When I chose to once again pursue a creative career I did so from a more adult perspective. I networked. I sought opportunity everywhere. I did big jobs and small ones. I had side hustles. I was always looking for my next project. I built my digital rolodex of producers, performers, venues… I joined groups. I reached out to people I admired. I had some marvelous successes. I created things that I loved and that other people loved. You can see lots of information about my work on my portfolio site. This image, of Ms. Tickle performing at one of my History of Burlesque events, fills me with pride.

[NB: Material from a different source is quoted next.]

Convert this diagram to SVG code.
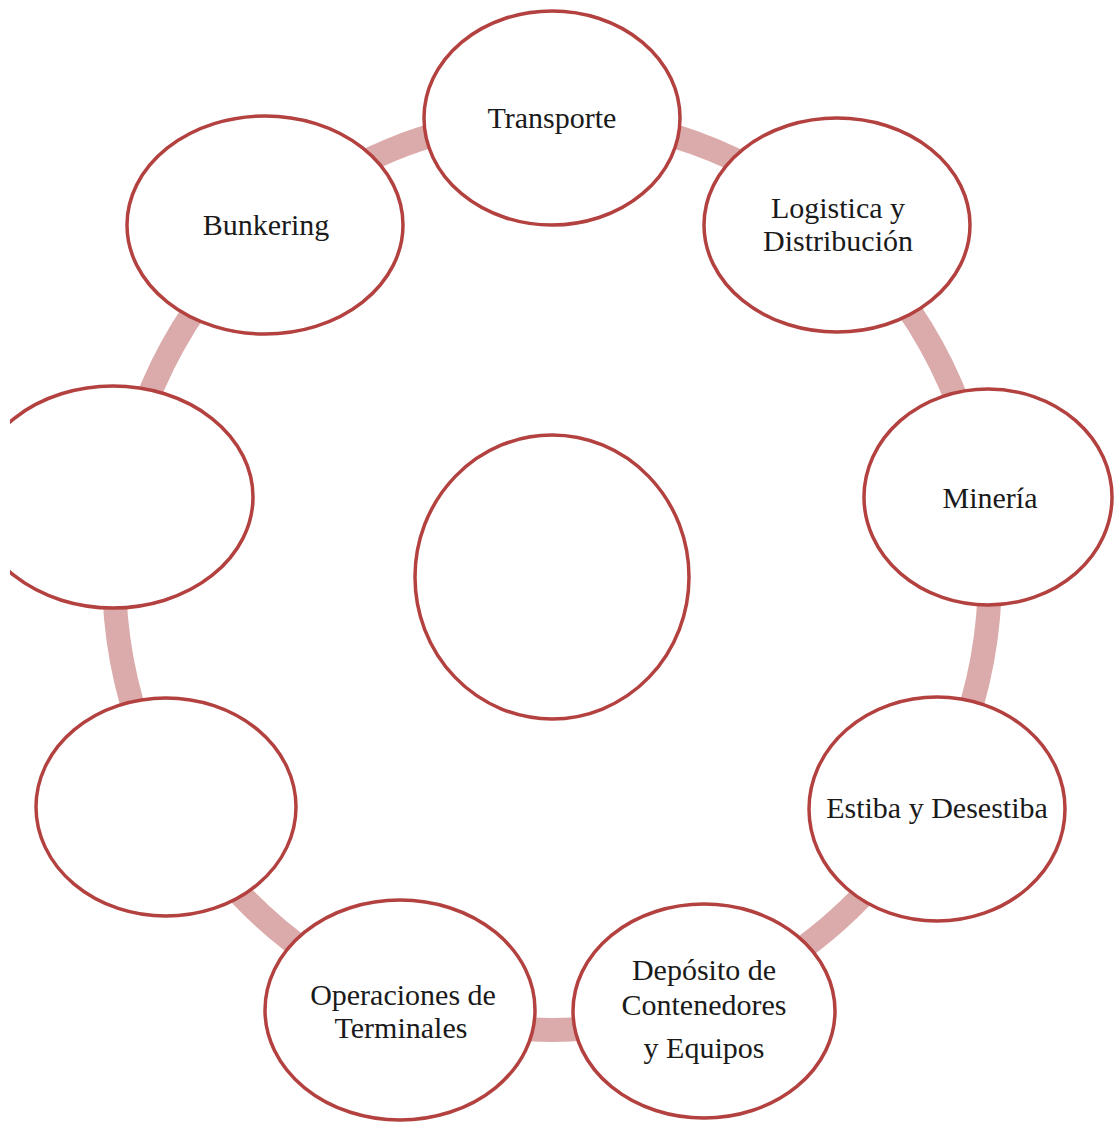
<svg xmlns="http://www.w3.org/2000/svg" width="1115" height="1124" viewBox="0 0 1115 1124">
<style>
.node{fill:#ffffff;stroke:#b3413f;stroke-width:3.5}
.ring{fill:none;stroke:#dbaaaa;stroke-width:24}
text{font-family:"Liberation Serif","Times New Roman",serif;font-size:30px;fill:#1a1a1a;text-anchor:middle}
</style>
<defs>
<clipPath id="clipL"><rect x="10" y="0" width="1105" height="1124"/></clipPath>
</defs>
<rect width="1115" height="1124" fill="#ffffff"/>
<g id="connectors">
<ellipse class="ring" cx="552" cy="574" rx="438" ry="456"/>
</g>
<g id="n-transporte">
<ellipse class="node" cx="552" cy="118" rx="128" ry="107"/>
<text x="552" y="128">Transporte</text>
</g>
<g id="n-logistica">
<ellipse class="node" cx="837" cy="225" rx="133" ry="107"/>
<text x="838" y="218">Logistica y</text>
<text x="838" y="251">Distribución</text>
</g>
<g id="n-mineria">
<ellipse class="node" cx="988" cy="497" rx="124" ry="108"/>
<text x="990" y="508">Minería</text>
</g>
<g id="n-estiba">
<ellipse class="node" cx="937" cy="809" rx="128" ry="112"/>
<text x="937" y="818">Estiba y Desestiba</text>
</g>
<g id="n-deposito">
<ellipse class="node" cx="704" cy="1011" rx="131" ry="107"/>
<text x="704" y="980">Depósito de</text>
<text x="704" y="1015">Contenedores</text>
<text x="704" y="1058">y Equipos</text>
</g>
<g id="n-operaciones">
<ellipse class="node" cx="400" cy="1010" rx="135" ry="110"/>
<text x="403" y="1005">Operaciones de</text>
<text x="401" y="1038">Terminales</text>
</g>
<g id="n-lowerleft">
<ellipse class="node" cx="166" cy="807" rx="130" ry="109"/>
</g>
<g id="n-left" clip-path="url(#clipL)">
<ellipse class="node" cx="113" cy="497" rx="140" ry="111"/>
</g>
<g id="n-bunkering">
<ellipse class="node" cx="265" cy="225" rx="138" ry="109"/>
<text x="266" y="235">Bunkering</text>
</g>
<g id="n-center">
<ellipse class="node" cx="552" cy="577" rx="137" ry="142"/>
</g>
</svg>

I was truly engaging my imagination. I was living the life creative. There were moments that were spectacular, but the truth beneath my self-promotion was that I was drained and deeply unhappy. The financial pressures were overwhelming. There wasn’t enough work and it didn’t pay enough money. Every moment was taken up with anxiety. When I landed a dream gig I found that although it took up all of my time and energy it only paid two thirds of the amount I was paid as a full-time nanny. I loved working with creative people and I loved defining myself as one of them, but I was also digging myself a hole of debt that I couldn’t get myself out of and becoming more and more unhappy every day.
A month ago I took a job at a start up. It is not a creative role. I have difficulty even admitting to people I have worked with in the event production world that I am doing such a job. It seems like a way of saying I have given up, that I am not creative after all. The stability of a job with a good paycheck, benefits, and a 9-6 schedule in an office, is marvelous. My friends tell me I seem healthier than I have in years. I fear that I don’t know how to define myself if I am not working creatively. My mother tells me I will of course always be creative, but the attribute seems meaningless without the output. I couldn’t sustain the life creative. Perhaps I will return to it again in some more stable future. I wish that I could value myself more in this new role, as a stable adult who rarely finds glitter stuck in odd places. I am hoping that being able to define myself as happy will compensate for the loss.